Nixon imposed wage and price controls in 1971Q3. During Phase 1 and 2, which lasted through the end of 1972, core inflation only averaged 3.1%. During Phase 3 in 1973Q1 and 1973Q2, which relaxed the wage and price controls, core inflation rose to an average of 4.2%. Phase 4 further relaxed wage and price controls and lasted through 1974Q1. During this time unemployment fell to 4.8% at a time when NROU was 6.2%.
Core inflation averaged 6.1% during Phase 4, and given the unemployment rate that is likely what the underlying core inflation rate had risen to. Furthermore there was pent up wage and price catching up to do as for two years inflation had averaged only 3.4% when the underlying core inflation rate had likely been well above 5%. Thus when wage and price controls were lifted in April 1974 core inflation immediately surged to double digit levels.

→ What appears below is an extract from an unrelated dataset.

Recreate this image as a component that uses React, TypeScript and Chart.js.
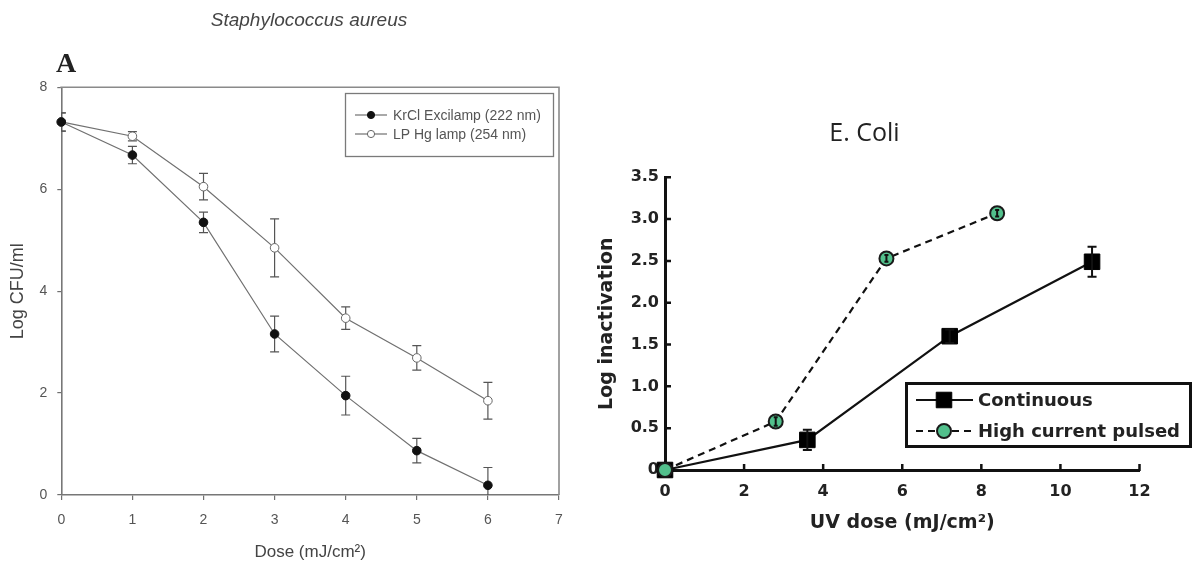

In any case the 1963-74 period is unparallelled in American history in terms of labor market tightness, which caused the Phillips Curve to steadily rise during this time. The Great Inflation only seems to be a mystery because the NROU also rose steeply during this period, primarily due to demographic factors, and this concealed the extent and duration of this tightness.
@Mark Sadowski: “The Great Inflation only seems to be a mystery because the NROU also rose steeply during this period, primarily due to demographic factors”
That’s exactly why Steve’s post was an aha for me. He identified the demographic factor(s) that solved the mystery!
The high NROU caused by the labor surge was the Fed’s rock, and inflation was the hard place.
But – if all this is true, shouldn’t capacity utilization have soared?
It didn’t.
http://research.stlouisfed.org/fred2/series/TCU
JzB
Jazzbumpa
1. Capacity utilization has a downward trend through the entire series.
2. Capacity utilization represents the percentage of physical capital used by a subset of all firms to produce goods. It says nothing directly about labor markets.
3. Capacity utilization only applies to industrial production, and industrial production consists of only manufacturing, mining and utilities. Thus it is not very representative of the entire economy, and it has been growing less representative over time.
As a share of domestic national income, industrial production has been in decline since at least 1952, and as a share of nonfarm payroll employment it has been in decline since World War II:
http://research.stlouisfed.org/fred2/graph/?graph_id=136614&category_id=0
During the 1970s industrial production was steady at about 28% of domestic national income. This was down from 36% in 1952. Today it accounts for only about 14% of domestic national income.
During the 1970s the share of nonfarm payroll employment in industrial production fell from about 28% to about 22%. This was down from over 41% in 1943. Today industrial production accounts for less than 10% of nonfarm payroll employment.